ROYAL MAIL’S referral to regulators for failing to deliver letters six days a week is “vindication of why staff have lost total confidence” in the firm’s leadership, a union leader said today.
Communication Workers Union (CWU) general secretary Dave Ward welcomed the business, energy and industrial strategy committee’s decision to refer the strike-hit privatised company to Ofcom, saying the “deliberate running down of the universal service obligation (USO) has actually worsened” in recent months.
The cross-party group said the 500-year-old firm has “systematically failed to deliver” the statutory nationwide obligation and accused chief executive Simon Thompson of giving “not wholly accurate” answers to MPs in two committee hearings.
The report said: “Royal Mail denied any knowledge of the tracking of postal workers using technology and said evidence of managers disciplining workers using such data was due to non-compliance with policy.
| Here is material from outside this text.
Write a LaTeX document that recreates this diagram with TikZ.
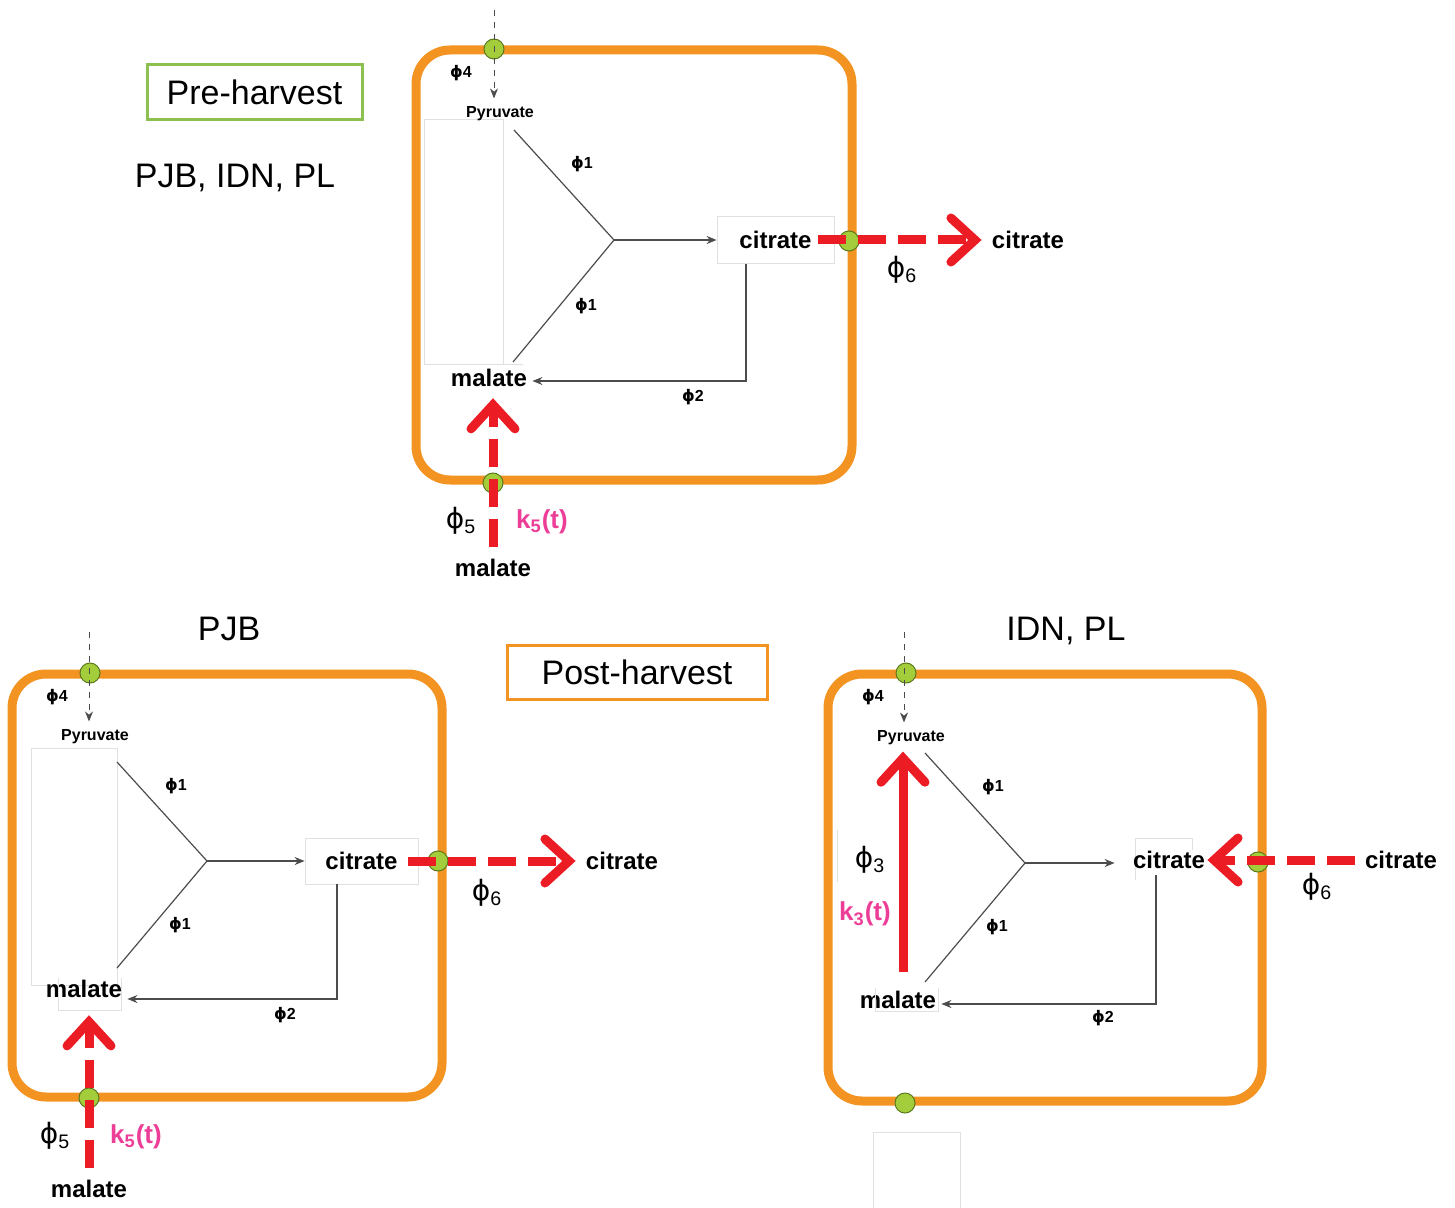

“We did not believe that such widespread errors could happen without direct or indirect management approval.”
Bosses must have been negligent if they knew nothing of the practices, said MPs, who urged the information commissioner to check the legal basis of the claims.
They also asked Ofcom to open an enforcement investigation into the business and report back by December.
Committee chairman Darren Jones said the failure could only be down to “an unacceptable level of incompetence.”
A company spokesperson rejected any suggestion of misleading MPs.
But Mr Ward, whose union launched national strikes over jobs, pay and working conditions at the firm last August, said: “The report vindicates why the workforce have lost total confidence in Simon Thompson and senior leadership.”
Talks on resolving the union’s dispute with Royal Mail would struggle to get workforce support even if an agreement is reached, he said, “unless there is a change of attitude and personnel” at the top.